— What to produce —
From the entries below, copy every line holding the word "this".

— Exercise materials —
--- start ---
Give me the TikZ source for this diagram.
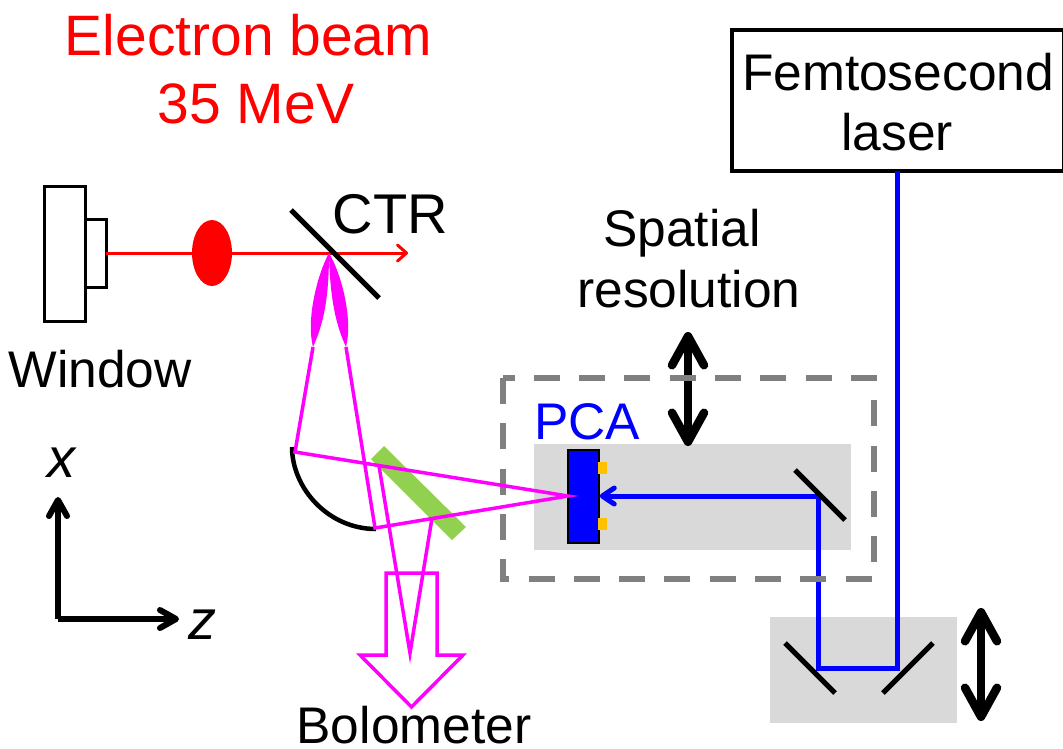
--- end ---
--- start ---
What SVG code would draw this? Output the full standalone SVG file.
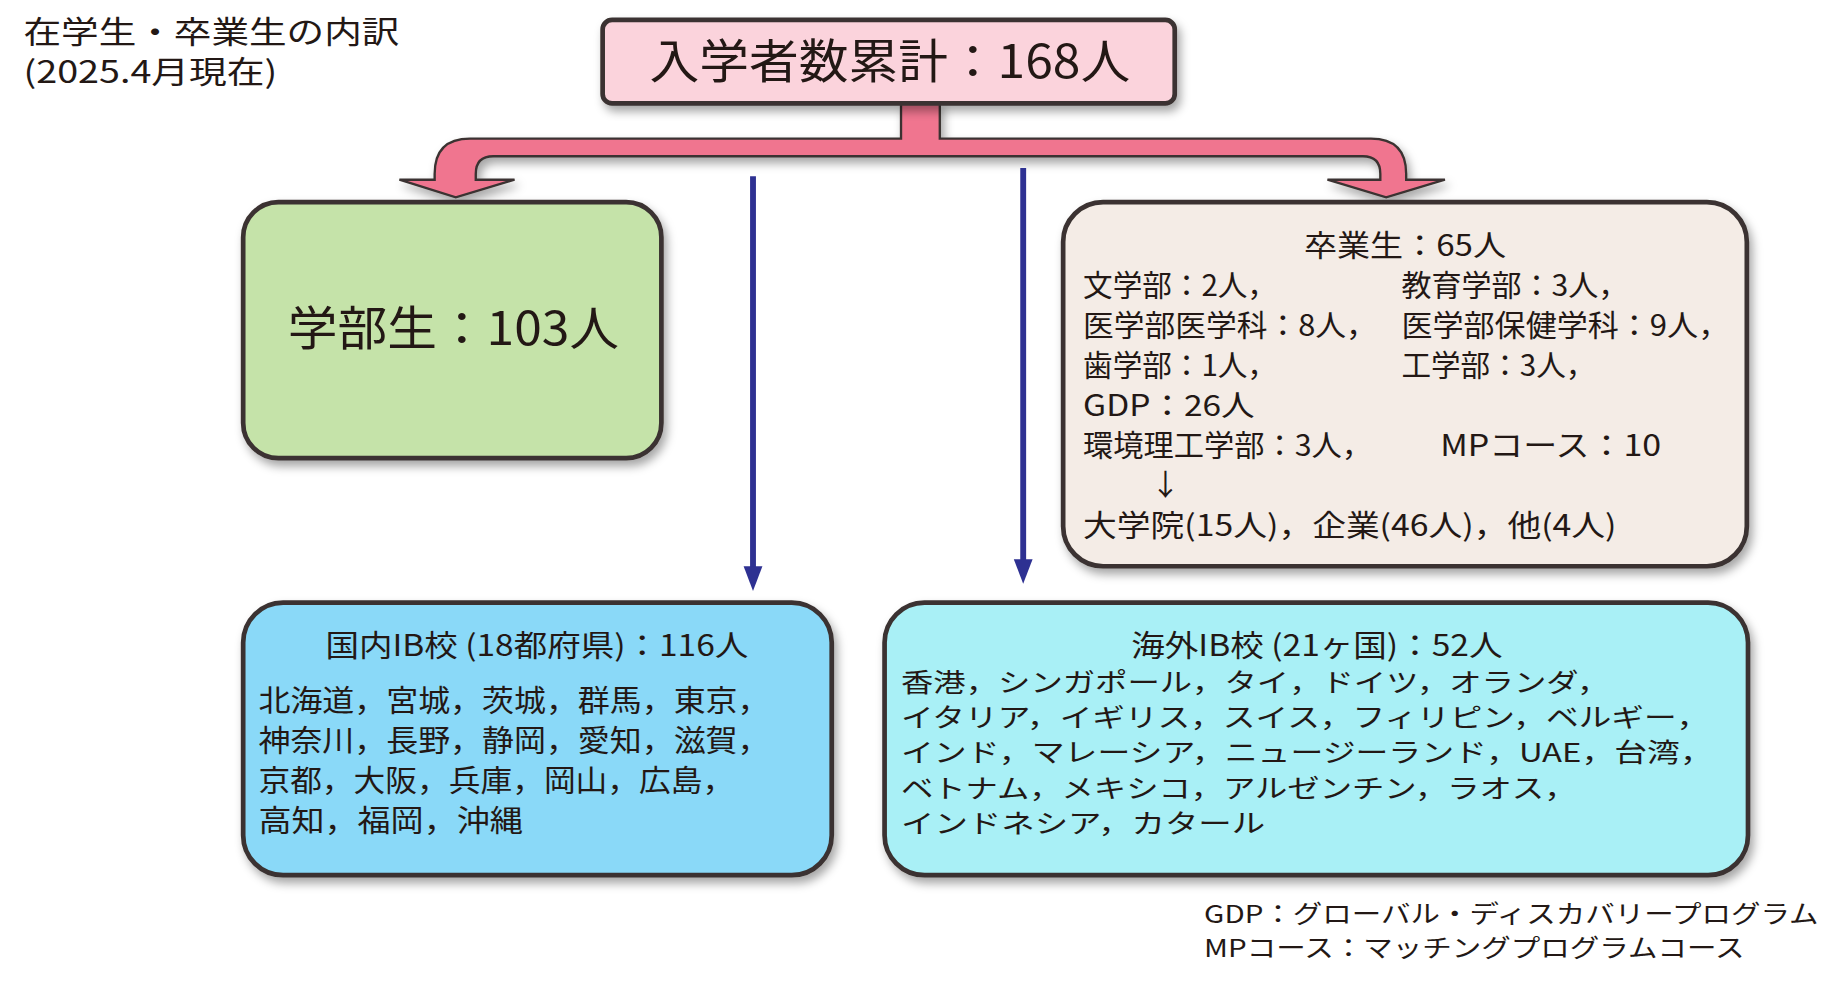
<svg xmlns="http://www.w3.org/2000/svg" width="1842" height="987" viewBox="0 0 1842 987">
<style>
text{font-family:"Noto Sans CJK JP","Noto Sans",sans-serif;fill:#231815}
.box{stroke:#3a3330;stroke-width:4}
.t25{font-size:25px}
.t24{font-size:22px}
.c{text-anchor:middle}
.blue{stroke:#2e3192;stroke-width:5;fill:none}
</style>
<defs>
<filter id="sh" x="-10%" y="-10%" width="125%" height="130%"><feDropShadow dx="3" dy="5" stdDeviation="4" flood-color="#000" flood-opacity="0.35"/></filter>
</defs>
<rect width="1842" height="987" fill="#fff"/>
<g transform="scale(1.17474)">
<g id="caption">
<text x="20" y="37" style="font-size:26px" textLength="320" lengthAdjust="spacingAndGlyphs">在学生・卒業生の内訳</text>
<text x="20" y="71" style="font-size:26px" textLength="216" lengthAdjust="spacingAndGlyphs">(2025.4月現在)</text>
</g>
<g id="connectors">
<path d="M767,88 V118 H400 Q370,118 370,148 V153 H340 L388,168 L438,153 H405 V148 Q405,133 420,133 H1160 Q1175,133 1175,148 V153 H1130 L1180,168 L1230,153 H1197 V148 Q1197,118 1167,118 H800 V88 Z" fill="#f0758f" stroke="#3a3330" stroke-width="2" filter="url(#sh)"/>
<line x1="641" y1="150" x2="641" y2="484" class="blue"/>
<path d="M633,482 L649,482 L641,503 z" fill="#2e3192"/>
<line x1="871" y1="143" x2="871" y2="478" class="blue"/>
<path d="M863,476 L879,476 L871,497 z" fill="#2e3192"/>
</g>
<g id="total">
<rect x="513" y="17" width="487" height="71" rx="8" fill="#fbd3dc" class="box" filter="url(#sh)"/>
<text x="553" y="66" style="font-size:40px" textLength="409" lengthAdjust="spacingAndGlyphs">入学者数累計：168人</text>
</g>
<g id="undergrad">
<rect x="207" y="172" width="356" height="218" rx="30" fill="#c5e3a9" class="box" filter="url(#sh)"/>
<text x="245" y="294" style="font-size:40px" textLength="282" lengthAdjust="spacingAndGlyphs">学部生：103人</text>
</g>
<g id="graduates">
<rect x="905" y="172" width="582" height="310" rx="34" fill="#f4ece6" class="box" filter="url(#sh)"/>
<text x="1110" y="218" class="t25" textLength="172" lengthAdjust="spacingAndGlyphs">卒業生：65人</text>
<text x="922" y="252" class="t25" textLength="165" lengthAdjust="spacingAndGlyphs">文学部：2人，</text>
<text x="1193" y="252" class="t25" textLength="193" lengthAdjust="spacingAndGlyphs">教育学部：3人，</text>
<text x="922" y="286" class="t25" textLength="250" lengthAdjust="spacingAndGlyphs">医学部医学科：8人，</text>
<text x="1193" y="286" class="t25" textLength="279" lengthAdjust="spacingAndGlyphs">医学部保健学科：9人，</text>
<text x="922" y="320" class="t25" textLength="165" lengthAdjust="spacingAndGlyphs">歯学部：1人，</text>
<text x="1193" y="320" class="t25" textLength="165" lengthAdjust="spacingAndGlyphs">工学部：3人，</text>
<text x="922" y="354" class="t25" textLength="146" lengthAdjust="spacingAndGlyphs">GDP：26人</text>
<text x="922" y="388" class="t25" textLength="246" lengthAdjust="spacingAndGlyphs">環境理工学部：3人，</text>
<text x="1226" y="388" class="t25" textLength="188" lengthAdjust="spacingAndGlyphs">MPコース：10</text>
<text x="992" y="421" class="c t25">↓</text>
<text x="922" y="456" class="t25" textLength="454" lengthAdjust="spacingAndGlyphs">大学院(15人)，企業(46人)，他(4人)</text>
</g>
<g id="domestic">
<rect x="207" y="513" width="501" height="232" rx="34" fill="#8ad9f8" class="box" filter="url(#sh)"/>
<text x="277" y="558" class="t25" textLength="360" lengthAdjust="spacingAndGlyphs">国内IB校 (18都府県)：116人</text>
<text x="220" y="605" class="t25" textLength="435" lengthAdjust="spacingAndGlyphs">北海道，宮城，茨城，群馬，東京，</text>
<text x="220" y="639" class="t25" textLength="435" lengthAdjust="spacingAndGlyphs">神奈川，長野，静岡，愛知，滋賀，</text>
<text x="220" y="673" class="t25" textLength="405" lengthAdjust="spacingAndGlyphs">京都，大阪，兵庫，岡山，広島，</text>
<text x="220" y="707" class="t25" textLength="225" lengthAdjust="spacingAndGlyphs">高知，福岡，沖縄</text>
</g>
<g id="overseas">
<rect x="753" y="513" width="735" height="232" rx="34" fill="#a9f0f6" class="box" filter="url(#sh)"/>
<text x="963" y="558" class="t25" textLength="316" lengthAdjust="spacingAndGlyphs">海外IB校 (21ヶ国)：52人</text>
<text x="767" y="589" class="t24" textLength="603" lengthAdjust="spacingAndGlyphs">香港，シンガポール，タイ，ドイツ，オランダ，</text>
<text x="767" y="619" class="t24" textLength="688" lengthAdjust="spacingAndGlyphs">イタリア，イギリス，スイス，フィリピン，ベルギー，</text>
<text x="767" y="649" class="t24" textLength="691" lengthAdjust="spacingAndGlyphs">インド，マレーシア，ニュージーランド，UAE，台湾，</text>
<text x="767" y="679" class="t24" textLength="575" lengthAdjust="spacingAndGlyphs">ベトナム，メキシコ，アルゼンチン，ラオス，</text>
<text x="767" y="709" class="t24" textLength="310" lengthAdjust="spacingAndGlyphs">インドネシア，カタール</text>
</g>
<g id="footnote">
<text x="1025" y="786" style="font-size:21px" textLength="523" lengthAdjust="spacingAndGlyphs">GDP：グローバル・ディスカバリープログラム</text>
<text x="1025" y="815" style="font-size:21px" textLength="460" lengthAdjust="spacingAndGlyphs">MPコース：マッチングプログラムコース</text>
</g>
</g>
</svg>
--- end ---
— Solution —
Give me the TikZ source for this diagram.
What SVG code would draw this? Output the full standalone SVG file.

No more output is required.